The report passes no judgement as to whether the punishment meted out against the employees involved was fair or appropriate. Nine of the employees were eventually forced out of the agency or allowed to resign. At least one is appealing his termination and asking to be reinstated.
The Inspector General's report will do little to settle questions about Secret Service culture, and whether there is an attitude of permissiveness or a tendency to overlook indiscretions by some employees more than others. Another IG report, released in February 2001 by the Treasury Department, which used to oversee the agency, found that discipline was not administered evenly, and that decisions on whether to refer misconduct for investigation was left to the discretion of employees' managers. A subsequent investigation in 2002 by U.S. News & World Report found that employees were more likely to evade punishment for sexual harassment, drunk driving, and other offenses if they had good relationships with their bosses and could count on their protection.
The report sheds little new light on the facts surrounding the evening of April 11, 2012, and it doesn't alter the official version of events that has been conveyed in news reports and congressional testimony.

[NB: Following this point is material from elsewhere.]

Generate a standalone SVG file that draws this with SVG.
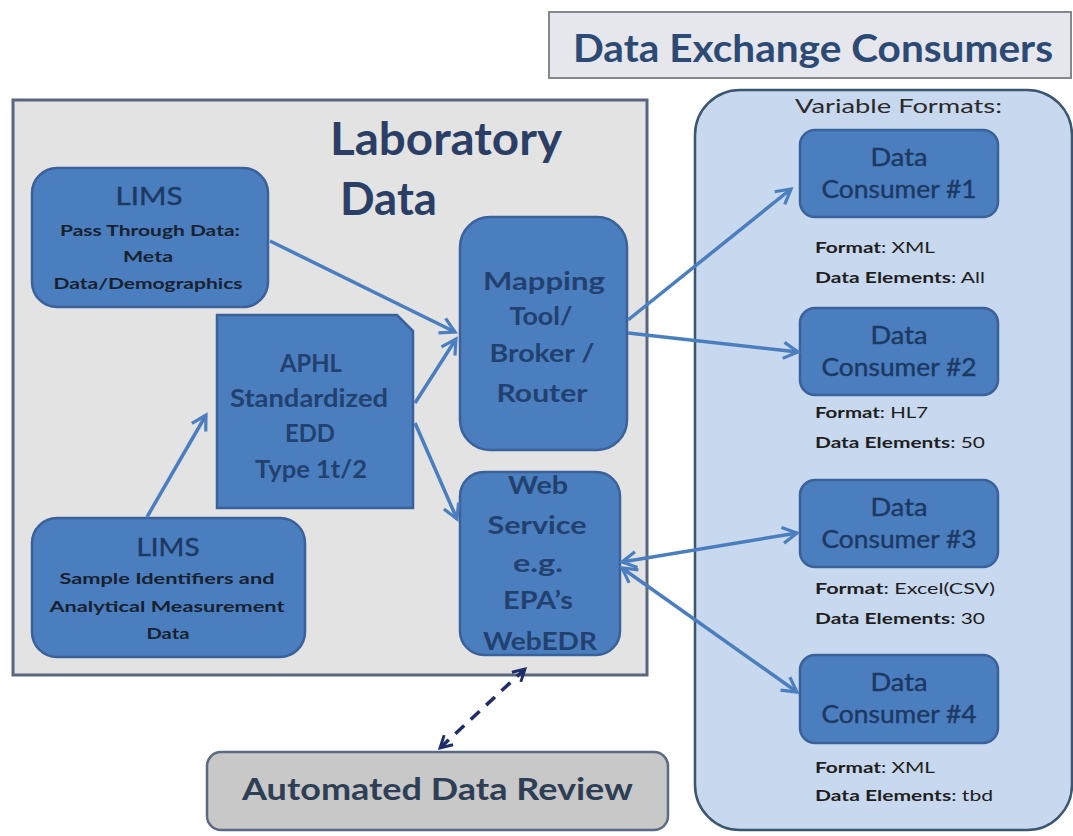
<svg xmlns="http://www.w3.org/2000/svg" width="1073" height="836" viewBox="0 0 1073 836">
<style>
text{font-family:Lato,"Open Sans","Liberation Sans",sans-serif;}
.bx{fill:#4a7ebf;stroke:#3a619a;stroke-width:2.5;}
.st{fill:#18212f;font-weight:bold;text-anchor:middle;font-size:16px;}
.ct{fill:#22416f;font-weight:bold;text-anchor:middle;font-size:25px;}
.cn{fill:#1d3963;text-anchor:middle;font-size:25px;stroke:#1d3963;stroke-width:0.4;}
.fl{fill:#1e1e1e;font-size:16px;}
.ln{stroke:#4a7ebf;stroke-width:3.5;fill:none;marker-end:url(#ah);}
.ln2{stroke:#4a7ebf;stroke-width:3.5;fill:none;marker-end:url(#ah);marker-start:url(#ahs);}
</style>
<defs>
<marker id="ah" viewBox="0 0 12 12" refX="10" refY="6" markerWidth="5.5" markerHeight="5.5" orient="auto" markerUnits="strokeWidth">
<path d="M1,1 L10,6 L1,11" fill="none" stroke="#4a7ebf" stroke-width="2"/>
</marker>
<marker id="ahs" viewBox="0 0 12 12" refX="2" refY="6" markerWidth="5.5" markerHeight="5.5" orient="auto" markerUnits="strokeWidth">
<path d="M11,1 L2,6 L11,11" fill="none" stroke="#4a7ebf" stroke-width="2"/>
</marker>
<marker id="dh" viewBox="0 0 12 12" refX="10" refY="6" markerWidth="4.5" markerHeight="4.5" orient="auto" markerUnits="strokeWidth">
<path d="M1,1 L10,6 L1,11" fill="none" stroke="#1f2d6a" stroke-width="2.2"/>
</marker>
<marker id="dhs" viewBox="0 0 12 12" refX="2" refY="6" markerWidth="4.5" markerHeight="4.5" orient="auto" markerUnits="strokeWidth">
<path d="M11,1 L2,6 L11,11" fill="none" stroke="#1f2d6a" stroke-width="2.2"/>
</marker>
</defs>
<rect width="1073" height="836" fill="#ffffff"/>

<g id="data-exchange-title">
<rect x="549" y="12" width="522" height="66" fill="#e6e7ec" stroke="#85878f" stroke-width="2"/>
<text x="573" y="62" font-size="38" font-weight="bold" fill="#2c4a74" textLength="480" lengthAdjust="spacingAndGlyphs">Data Exchange Consumers</text>
</g>

<g id="laboratory-data">
<rect x="13" y="100" width="634" height="575" fill="#e3e3e3" stroke="#58677e" stroke-width="3"/>
<text x="330" y="155" font-size="46" font-weight="bold" fill="#2b3f66" textLength="232" lengthAdjust="spacingAndGlyphs">Laboratory</text>
<text x="340" y="215" font-size="46" font-weight="bold" fill="#2b3f66" textLength="97" lengthAdjust="spacingAndGlyphs">Data</text>
</g>

<g id="consumers-region">
<rect x="695" y="90" width="377" height="740" rx="45" ry="45" fill="#c8d8ee" stroke="#3d5670" stroke-width="2.5"/>
<text x="795" y="113" font-size="20" fill="#2a2a2a" textLength="207" lengthAdjust="spacingAndGlyphs">Variable Formats:</text>
</g>

<g id="lims-top">
<rect class="bx" x="32" y="168" width="236" height="139" rx="25" ry="25"/>
<text class="cn" x="149" y="205" textLength="67" lengthAdjust="spacingAndGlyphs">LIMS</text>
<text class="st" x="150" y="236" textLength="180" lengthAdjust="spacingAndGlyphs">Pass Through Data:</text>
<text class="st" x="148" y="262" textLength="50" lengthAdjust="spacingAndGlyphs">Meta</text>
<text class="st" x="148" y="289" textLength="189" lengthAdjust="spacingAndGlyphs">Data/Demographics</text>
</g>

<g id="aphl-edd">
<path class="bx" d="M217,315 L397,315 L413,331 L413,508 L217,508 Z"/>
<text class="ct" x="311" y="372" textLength="62" lengthAdjust="spacingAndGlyphs">APHL</text>
<text class="ct" x="309" y="407" textLength="158" lengthAdjust="spacingAndGlyphs">Standardized</text>
<text class="ct" x="310" y="442" textLength="50" lengthAdjust="spacingAndGlyphs">EDD</text>
<text class="ct" x="311" y="478" textLength="112" lengthAdjust="spacingAndGlyphs">Type 1t/2</text>
</g>

<g id="lims-bottom">
<rect class="bx" x="32" y="518" width="273" height="139" rx="25" ry="25"/>
<text class="cn" x="168" y="556" textLength="63" lengthAdjust="spacingAndGlyphs">LIMS</text>
<text class="st" x="167" y="584" textLength="215" lengthAdjust="spacingAndGlyphs">Sample Identifiers and</text>
<text class="st" x="167" y="612" textLength="235" lengthAdjust="spacingAndGlyphs">Analytical Measurement</text>
<text class="st" x="168" y="639" textLength="43" lengthAdjust="spacingAndGlyphs">Data</text>
</g>

<g id="mapping-tool">
<rect class="bx" x="460" y="217" width="167" height="233" rx="30" ry="30"/>
<text class="ct" x="544" y="290" textLength="122" lengthAdjust="spacingAndGlyphs">Mapping</text>
<text class="ct" x="541" y="325" textLength="63" lengthAdjust="spacingAndGlyphs">Tool/</text>
<text class="ct" x="542" y="362" textLength="105" lengthAdjust="spacingAndGlyphs">Broker /</text>
<text class="ct" x="542" y="402" textLength="91" lengthAdjust="spacingAndGlyphs">Router</text>
</g>

<g id="web-service">
<rect class="bx" x="460" y="472" width="160" height="183" rx="24" ry="24"/>
<text class="ct" x="538" y="494" textLength="60" lengthAdjust="spacingAndGlyphs">Web</text>
<text class="ct" x="537" y="534" textLength="99" lengthAdjust="spacingAndGlyphs">Service</text>
<text class="ct" x="538" y="572" textLength="50" lengthAdjust="spacingAndGlyphs">e.g.</text>
<text class="ct" x="538" y="609" textLength="70" lengthAdjust="spacingAndGlyphs">EPA’s</text>
<text class="ct" x="540" y="650" textLength="114" lengthAdjust="spacingAndGlyphs">WebEDR</text>
</g>

<g id="consumer-1">
<rect class="bx" x="800" y="130" width="198" height="87" rx="15" ry="15"/>
<text class="cn" x="899" y="166" textLength="57" lengthAdjust="spacingAndGlyphs">Data</text>
<text class="cn" x="899" y="198" textLength="155" lengthAdjust="spacingAndGlyphs">Consumer #1</text>
<text class="fl" x="815" y="253" textLength="120" lengthAdjust="spacingAndGlyphs"><tspan font-weight="bold">Format</tspan>: XML</text>
<text class="fl" x="815" y="283" textLength="170" lengthAdjust="spacingAndGlyphs"><tspan font-weight="bold">Data Elements</tspan>: All</text>
</g>

<g id="consumer-2">
<rect class="bx" x="800" y="308" width="198" height="87" rx="15" ry="15"/>
<text class="cn" x="899" y="344" textLength="57" lengthAdjust="spacingAndGlyphs">Data</text>
<text class="cn" x="899" y="376" textLength="155" lengthAdjust="spacingAndGlyphs">Consumer #2</text>
<text class="fl" x="815" y="418" textLength="113" lengthAdjust="spacingAndGlyphs"><tspan font-weight="bold">Format</tspan>: HL7</text>
<text class="fl" x="815" y="448" textLength="170" lengthAdjust="spacingAndGlyphs"><tspan font-weight="bold">Data Elements</tspan>: 50</text>
</g>

<g id="consumer-3">
<rect class="bx" x="800" y="480" width="198" height="87" rx="15" ry="15"/>
<text class="cn" x="899" y="516" textLength="57" lengthAdjust="spacingAndGlyphs">Data</text>
<text class="cn" x="899" y="548" textLength="155" lengthAdjust="spacingAndGlyphs">Consumer #3</text>
<text class="fl" x="815" y="594" textLength="180" lengthAdjust="spacingAndGlyphs"><tspan font-weight="bold">Format</tspan>: Excel(CSV)</text>
<text class="fl" x="815" y="624" textLength="170" lengthAdjust="spacingAndGlyphs"><tspan font-weight="bold">Data Elements</tspan>: 30</text>
</g>

<g id="consumer-4">
<rect class="bx" x="800" y="655" width="198" height="88" rx="15" ry="15"/>
<text class="cn" x="899" y="691" textLength="57" lengthAdjust="spacingAndGlyphs">Data</text>
<text class="cn" x="899" y="723" textLength="155" lengthAdjust="spacingAndGlyphs">Consumer #4</text>
<text class="fl" x="815" y="773" textLength="120" lengthAdjust="spacingAndGlyphs"><tspan font-weight="bold">Format</tspan>: XML</text>
<text class="fl" x="815" y="801" textLength="178" lengthAdjust="spacingAndGlyphs"><tspan font-weight="bold">Data Elements</tspan>: tbd</text>
</g>

<g id="automated-review">
<rect x="207" y="752" width="461" height="78" rx="14" ry="14" fill="#c8c8c8" stroke="#5a6a80" stroke-width="2.5"/>
<text x="242" y="800" font-size="31" font-weight="bold" fill="#2e3f55" textLength="391" lengthAdjust="spacingAndGlyphs">Automated Data Review</text>
</g>

<g id="connectors">
<line class="ln" x1="270" y1="241" x2="455" y2="332"/>
<line class="ln" x1="415" y1="403" x2="456" y2="339"/>
<line class="ln" x1="415" y1="423" x2="457" y2="519"/>
<line class="ln" x1="147" y1="517" x2="206" y2="415"/>
<line class="ln" x1="628" y1="320" x2="791" y2="189"/>
<line class="ln" x1="628" y1="333" x2="798" y2="352"/>
<line class="ln2" x1="622" y1="562" x2="797" y2="533"/>
<line class="ln2" x1="622" y1="568" x2="797" y2="692"/>
<line x1="440" y1="748" x2="525" y2="669" stroke="#1f2d6a" stroke-width="3.5" stroke-dasharray="12,9" marker-start="url(#dhs)" marker-end="url(#dh)"/>
</g>
</svg>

In its investigation of the Colombia affair, the Secret Service interviewed 232 subjects and witnesses, sent four inspectors to Colombia, reviewed "thousands of e-mail messages," and administered 14 polygraph examinations, according to the report. There is no mention of the fact that Inspector General investigators have been unable to conduct their own interviews in Colombia with the women involved or knowledgeable hotel staff, because the Justice Department has reportedly not granted the IG that authority.
The report was reviewed by the Secret Service Director, who wrote in a formal reply, "We are pleased to note that the OIG's review of our investigation found that the [Secret Service] acted expeditiously, appropriately, and professionally" in the investigation of its employees.